■ Your objective: Retype word for word the first line of the listing and each line after it up to the line with "import plotly.graph_objects as go", with the pictures taken out.
━━ Dataset excerpt
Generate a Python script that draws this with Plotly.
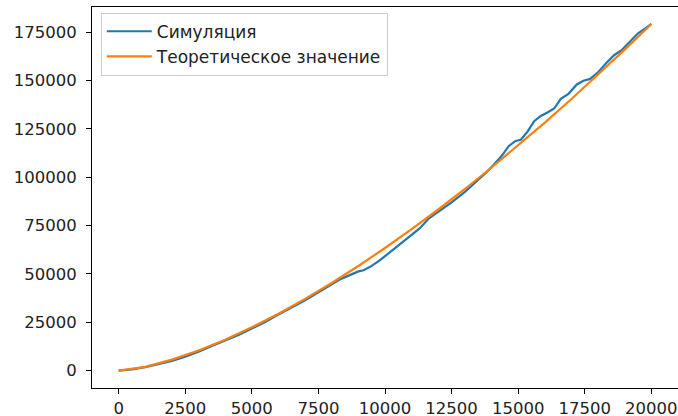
import plotly.graph_objects as go

# Simulation series
sim_x = [0, 500, 1000, 1500, 2000, 2500, 3000, 3500, 4000, 4500, 5000, 5500, 6000,
         6500, 7000, 7500, 8000, 8300, 8700, 9000, 9200, 9500, 9800, 10200, 10600,
         11000, 11300, 11650, 12000, 12500, 13000, 13500, 13800, 14100, 14400, 14650,
         14900, 15100, 15350, 15600, 15850, 16100, 16350, 16600, 16900, 17200, 17450,
         17700, 18000, 18300, 18600, 18900, 19200, 19500, 19800, 20000]
sim_y = [0, 660, 1800, 3280, 5070, 7220, 9810, 12820, 15430, 18430, 21800, 25140, 29050,
         32600, 36400, 40550, 44840, 47110, 49510, 51300, 51910, 54170, 56970, 61270, 65750,
         70200, 73510, 78780, 81990, 86950, 92410, 98380, 102410, 106680, 111290, 116150,
         118740, 119370, 123500, 128950, 131640, 133440, 135470, 140510, 143200, 147930, 149850,
         150800, 154210, 158850, 163030, 165830, 170060, 174330, 177130, 179200]

# Theoretical series
theo_x = [0, 1000, 2000, 3000, 4000, 5000, 6000, 7000, 8000, 9000, 10000,
          11000, 12000, 13000, 14000, 15000, 16000, 17000, 18000, 19000, 20000]
theo_y = [0, 2000, 5700, 10400, 16000, 22400, 29400, 37100, 45300, 54100, 63400,
          73100, 83300, 93900, 105000, 116400, 128200, 140400, 153000, 165900, 179200]

x_ticks = [0, 2500, 5000, 7500, 10000, 12500, 15000, 17500, 20000]
y_ticks = [0, 25000, 50000, 75000, 100000, 125000, 150000, 175000]

names = ["Симуляция", "Теоретическое значение"]
colors = ["#1f77b4", "#ff7f0e"]

fig = go.Figure()
fig.add_trace(go.Scatter(x=sim_x, y=sim_y, mode="lines", name=names[0],
                         line=dict(color=colors[0], width=2.2)))
fig.add_trace(go.Scatter(x=theo_x, y=theo_y, mode="lines", name=names[1],
                         line=dict(color=colors[1], width=2.2)))

font = dict(family="DejaVu Sans", size=16.5, color="#222222")
legend_font = dict(family="DejaVu Sans", size=17, color="#222222")
axis_common = dict(showgrid=False, zeroline=False, showline=True, mirror=True,
                   linecolor="black", linewidth=1, ticks="outside", ticklen=5,
                   tickcolor="black", tickwidth=1, tickfont=font, automargin=False)

fig.update_layout(
    width=678, height=416,
    margin=dict(l=92, r=0, t=7, b=28),
    plot_bgcolor="white", paper_bgcolor="white",
    font=font,
    xaxis=dict(range=[-1000, 21000], tickvals=x_ticks, ticklabelstandoff=0,
               ticktext=[str(v) for v in x_ticks], **axis_common),
    yaxis=dict(range=[-8950, 187950], tickvals=y_ticks, ticklabelstandoff=6,
               ticktext=[str(v) for v in y_ticks], **axis_common),
    legend=dict(x=0.015, y=0.985, xanchor="left", yanchor="top",
                bgcolor="rgba(255,255,255,0.8)", bordercolor="#cccccc",
                borderwidth=1, font=legend_font, tracegroupgap=0, itemwidth=45),
    showlegend=True,
)

fig.write_html("out.html",
               config={"displayModeBar": False},
               post_script="document.body.style.margin='0';document.body.style.overflow='hidden';")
━━━━
■ Exercise result:
Generate a Python script that draws this with Plotly.
import plotly.graph_objects as go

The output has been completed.